It's Howard County fair time again, that annual rite that celebrates the fruits (vegetables and livestock, too) of the spring and summer. It is a reminder that the summer is winding down and school is just around the corner.
Many of us tend to look at holidays and other annual events as markers by which we measure the passage of our lives. It gives us a time to look back at time gone by and remember what we were doing at that period in our lives in previous years. Thinking back also tells us how we have changed or how our perspective toward things has changed.
The fair, too, has a milestone aspect, like that of a holiday or birthday. What were we doing last year at this time, the year before, and so on? Also, one views the fair differently as a child, teen-ager, adult, parent or grandparent.
Some things are always the same: The fair is always in the middle of August, on the cusp of the hay fever season, and it invokes almost the same response: Oh, no! Summer's almost gone! It's almost back-to-school time, or I haven't gotten done all those summer projects I planned to do all summer. (Ever notice how kid activity seems to pick up dramatically within two weeks of the opening day of school?)

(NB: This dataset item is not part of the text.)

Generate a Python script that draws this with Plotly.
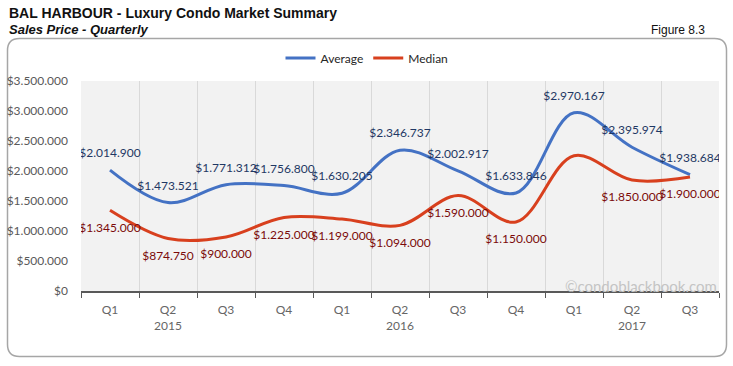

For some people, the midway is the main attraction at the fair, with the food concessions a close second. Others of a more down-to-earth sort prefer the animals and the other 4-H exhibits. I like everything, and try to see and experience it all. Not all the food or all the rides, however.

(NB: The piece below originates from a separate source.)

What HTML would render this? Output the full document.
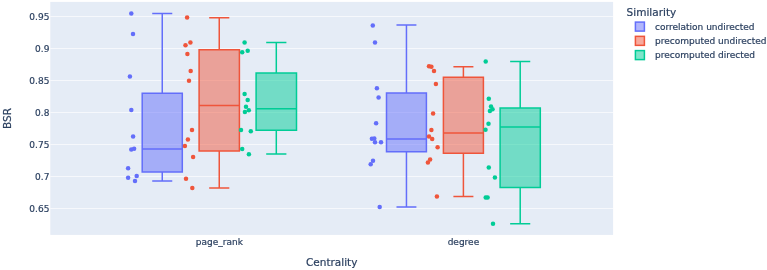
<!DOCTYPE html>
<html><head><meta charset="utf-8"><title>BSR by Centrality</title>
<style>
html,body{margin:0;padding:0;background:#fff;}
svg{display:block;}
text{font-family:"DejaVu Sans","Liberation Sans",sans-serif;fill:#2a3f5f;stroke:#2a3f5f;stroke-width:0.2px;}
.t{font-size:9px;}
.h{font-size:10.5px;}
</style></head><body>
<svg width="767" height="270" viewBox="0 0 767 270">
<rect x="0" y="0" width="767" height="270" fill="#fff"/>
<rect x="50.3" y="1.9" width="562.8" height="233.0" fill="#E5ECF6"/>

<line x1="50.3" x2="613.1" y1="16.5" y2="16.5" stroke="#fff" stroke-width="0.75" stroke-opacity="0.85"/>
<line x1="50.3" x2="613.1" y1="48.5" y2="48.5" stroke="#fff" stroke-width="0.75" stroke-opacity="0.85"/>
<line x1="50.3" x2="613.1" y1="80.5" y2="80.5" stroke="#fff" stroke-width="0.75" stroke-opacity="0.85"/>
<line x1="50.3" x2="613.1" y1="112.5" y2="112.5" stroke="#fff" stroke-width="0.75" stroke-opacity="0.85"/>
<line x1="50.3" x2="613.1" y1="144.5" y2="144.5" stroke="#fff" stroke-width="0.75" stroke-opacity="0.85"/>
<line x1="50.3" x2="613.1" y1="176.5" y2="176.5" stroke="#fff" stroke-width="0.75" stroke-opacity="0.85"/>
<line x1="50.3" x2="613.1" y1="208.5" y2="208.5" stroke="#fff" stroke-width="0.75" stroke-opacity="0.85"/>
<g stroke="#636EFA" stroke-width="1.5" fill="#636EFA" fill-opacity="0.5"><path d="M142.2,148.9H182.3M142.2,172.0H182.3V93.2H142.2Z M162.25,172.0V181.1M162.25,93.2V13.5M152.22,181.1H172.28M152.22,13.5H172.28"/></g>
<g stroke="#EF553B" stroke-width="1.5" fill="#EF553B" fill-opacity="0.5"><path d="M199.1,105.5H239.4M199.1,151.1H239.4V49.7H199.1Z M219.25,151.1V188.0M219.25,49.7V17.7M209.18,188.0H229.32M209.18,17.7H229.32"/></g>
<g stroke="#00CC96" stroke-width="1.5" fill="#00CC96" fill-opacity="0.5"><path d="M256.1,108.8H296.5M256.1,130.3H296.5V73.0H256.1Z M276.30,130.3V154.1M276.30,73.0V42.5M266.20,154.1H286.40M266.20,42.5H286.40"/></g>
<g stroke="#636EFA" stroke-width="1.5" fill="#636EFA" fill-opacity="0.5"><path d="M386.5,139.0H426.4M386.5,151.7H426.4V93.0H386.5Z M406.45,151.7V206.9M406.45,93.0V25.0M396.48,206.9H416.42M396.48,25.0H416.42"/></g>
<g stroke="#EF553B" stroke-width="1.5" fill="#EF553B" fill-opacity="0.5"><path d="M443.4,133.1H483.4M443.4,153.3H483.4V77.3H443.4Z M463.40,153.3V196.6M463.40,77.3V66.8M453.40,196.6H473.40M453.40,66.8H473.40"/></g>
<g stroke="#00CC96" stroke-width="1.5" fill="#00CC96" fill-opacity="0.5"><path d="M500.1,126.9H540.3M500.1,187.5H540.3V107.9H500.1Z M520.20,187.5V223.8M520.20,107.9V61.4M510.15,223.8H530.25M510.15,61.4H530.25"/></g>
<g fill="#636EFA"><circle cx="131.3" cy="13.6" r="2.25"/><circle cx="133" cy="33.9" r="2.25"/><circle cx="129.9" cy="76.4" r="2.25"/><circle cx="131.3" cy="109.9" r="2.25"/><circle cx="133.1" cy="136.6" r="2.25"/><circle cx="134.1" cy="148.8" r="2.25"/><circle cx="131.3" cy="149.6" r="2.25"/><circle cx="128.1" cy="168.2" r="2.25"/><circle cx="136.7" cy="176" r="2.25"/><circle cx="128.1" cy="177.8" r="2.25"/><circle cx="135" cy="181.1" r="2.25"/><circle cx="372.8" cy="25.5" r="2.25"/><circle cx="375" cy="42.5" r="2.25"/><circle cx="376.9" cy="88.3" r="2.25"/><circle cx="378.6" cy="97.5" r="2.25"/><circle cx="376.1" cy="123.2" r="2.25"/><circle cx="371.9" cy="138.8" r="2.25"/><circle cx="374.3" cy="138.6" r="2.25"/><circle cx="375" cy="142.2" r="2.25"/><circle cx="381" cy="142.2" r="2.25"/><circle cx="373" cy="160.8" r="2.25"/><circle cx="370.7" cy="164.3" r="2.25"/><circle cx="379.7" cy="206.9" r="2.25"/></g>
<g fill="#EF553B"><circle cx="187.1" cy="17.6" r="2.25"/><circle cx="190.4" cy="42.6" r="2.25"/><circle cx="185.5" cy="45.3" r="2.25"/><circle cx="187.4" cy="54" r="2.25"/><circle cx="190.7" cy="71" r="2.25"/><circle cx="189" cy="80.8" r="2.25"/><circle cx="192" cy="130" r="2.25"/><circle cx="187.9" cy="139.4" r="2.25"/><circle cx="184.9" cy="146.1" r="2.25"/><circle cx="193.1" cy="156.9" r="2.25"/><circle cx="186" cy="178.8" r="2.25"/><circle cx="192.3" cy="188" r="2.25"/><circle cx="429" cy="66.3" r="2.25"/><circle cx="431.4" cy="66.8" r="2.25"/><circle cx="434" cy="71" r="2.25"/><circle cx="435.9" cy="83.9" r="2.25"/><circle cx="433.1" cy="113.6" r="2.25"/><circle cx="431.4" cy="129.9" r="2.25"/><circle cx="429" cy="136.6" r="2.25"/><circle cx="432.2" cy="139.1" r="2.25"/><circle cx="437.6" cy="147.2" r="2.25"/><circle cx="430.1" cy="159.4" r="2.25"/><circle cx="427.9" cy="162.5" r="2.25"/><circle cx="436.9" cy="196.6" r="2.25"/></g>
<g fill="#00CC96"><circle cx="244.6" cy="42.5" r="2.25"/><circle cx="247.7" cy="50.8" r="2.25"/><circle cx="242.2" cy="52.2" r="2.25"/><circle cx="244.6" cy="94.1" r="2.25"/><circle cx="247.7" cy="100" r="2.25"/><circle cx="246" cy="106.7" r="2.25"/><circle cx="248.8" cy="110.2" r="2.25"/><circle cx="244.9" cy="111.9" r="2.25"/><circle cx="241" cy="130" r="2.25"/><circle cx="250.8" cy="131.3" r="2.25"/><circle cx="242.2" cy="148.9" r="2.25"/><circle cx="248.9" cy="154.3" r="2.25"/><circle cx="485.7" cy="61.4" r="2.25"/><circle cx="488.8" cy="98.8" r="2.25"/><circle cx="491" cy="106.5" r="2.25"/><circle cx="492.5" cy="109.3" r="2.25"/><circle cx="489.9" cy="111" r="2.25"/><circle cx="488.5" cy="123.8" r="2.25"/><circle cx="485.5" cy="129.7" r="2.25"/><circle cx="488.8" cy="167.6" r="2.25"/><circle cx="494.9" cy="177.5" r="2.25"/><circle cx="485.7" cy="197.5" r="2.25"/><circle cx="487.6" cy="197.5" r="2.25"/><circle cx="493" cy="223.8" r="2.25"/></g>
<text class="t" x="49.4" y="19.8" text-anchor="end">0.95</text>
<text class="t" x="49.4" y="51.8" text-anchor="end">0.9</text>
<text class="t" x="49.4" y="83.8" text-anchor="end">0.85</text>
<text class="t" x="49.4" y="115.8" text-anchor="end">0.8</text>
<text class="t" x="49.4" y="147.8" text-anchor="end">0.75</text>
<text class="t" x="49.4" y="179.8" text-anchor="end">0.7</text>
<text class="t" x="49.4" y="211.8" text-anchor="end">0.65</text>
<text class="t" x="219.3" y="245.4" text-anchor="middle">page_rank</text>
<text class="t" x="463.4" y="245.4" text-anchor="middle">degree</text>
<text class="h" x="331.7" y="265.9" text-anchor="middle">Centrality</text>
<text class="h" transform="translate(10.7,118.5) rotate(-90)" text-anchor="middle">BSR</text>
<text class="h" x="626.6" y="15.8">Similarity</text>
<rect x="635.4" y="22.10" width="9" height="9" fill="#636EFA" fill-opacity="0.5" stroke="#636EFA" stroke-width="1.5"/>
<text class="t" x="655" y="29.90">correlation undirected</text>
<rect x="635.4" y="36.35" width="9" height="9" fill="#EF553B" fill-opacity="0.5" stroke="#EF553B" stroke-width="1.5"/>
<text class="t" x="655" y="44.15">precomputed undirected</text>
<rect x="635.4" y="50.60" width="9" height="9" fill="#00CC96" fill-opacity="0.5" stroke="#00CC96" stroke-width="1.5"/>
<text class="t" x="655" y="58.40">precomputed directed</text>
</svg></body></html>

As a kid at fairs, I enjoyed the midway as much as I enjoyed the animals. As an adult, I spent most of my time perusing the exhibits, enjoying the food, and maybe watching the rides.
Now, as a parent, I'm enjoying the midway rides again, and I love the all-you-can-ride-for-one-price nights. Last year I was reminded why I gave up riding the Tilt-A-Whirl years ago.

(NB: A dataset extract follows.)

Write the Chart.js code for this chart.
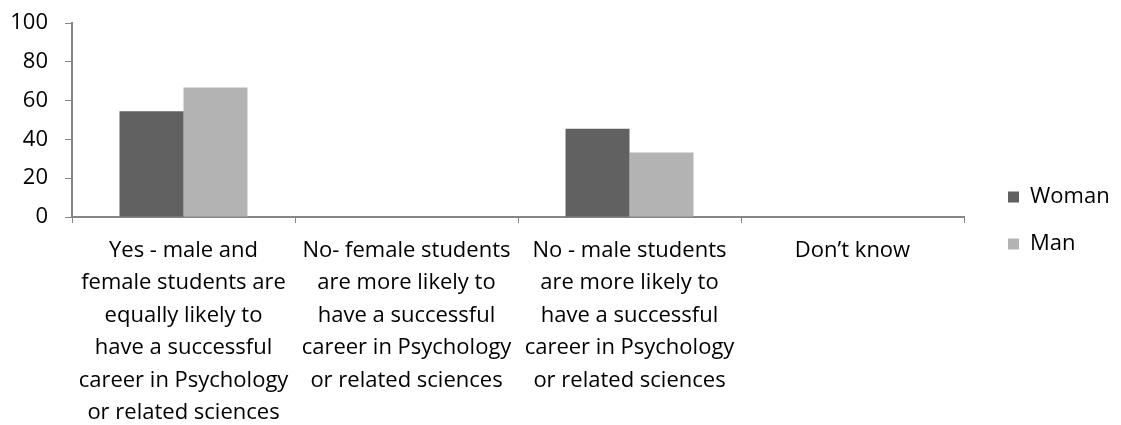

Why is it kids aren't affected by the so-called "spin-and-barf" rides as much as adults are? Maybe it has something to do with the aging of the inner ear, which affects one's equilibrium.
So, we'll hit the fair this week, and visit our favorite food stands. We'll look at the exhibits, ride the rides, and remember last year and the year before.
The fair has been a link with Howard County's rural past, and its agricultural roots when life here was much simpler -- a time when we didn't worry about overdevelopment, inadequate roads, overcrowded schools and urban-type crime.
The agricultural feeling of the fair is still with us in spite of the county's mad rush to build out. To me, going to the Howard County Fair is sort of a renewal and a feeling that the more things change, some institutions remain the same.
If you are new to the county, and have never been to the fair, give it a try -- you'll probably like it. After all, what would August in Howard County be without the fair?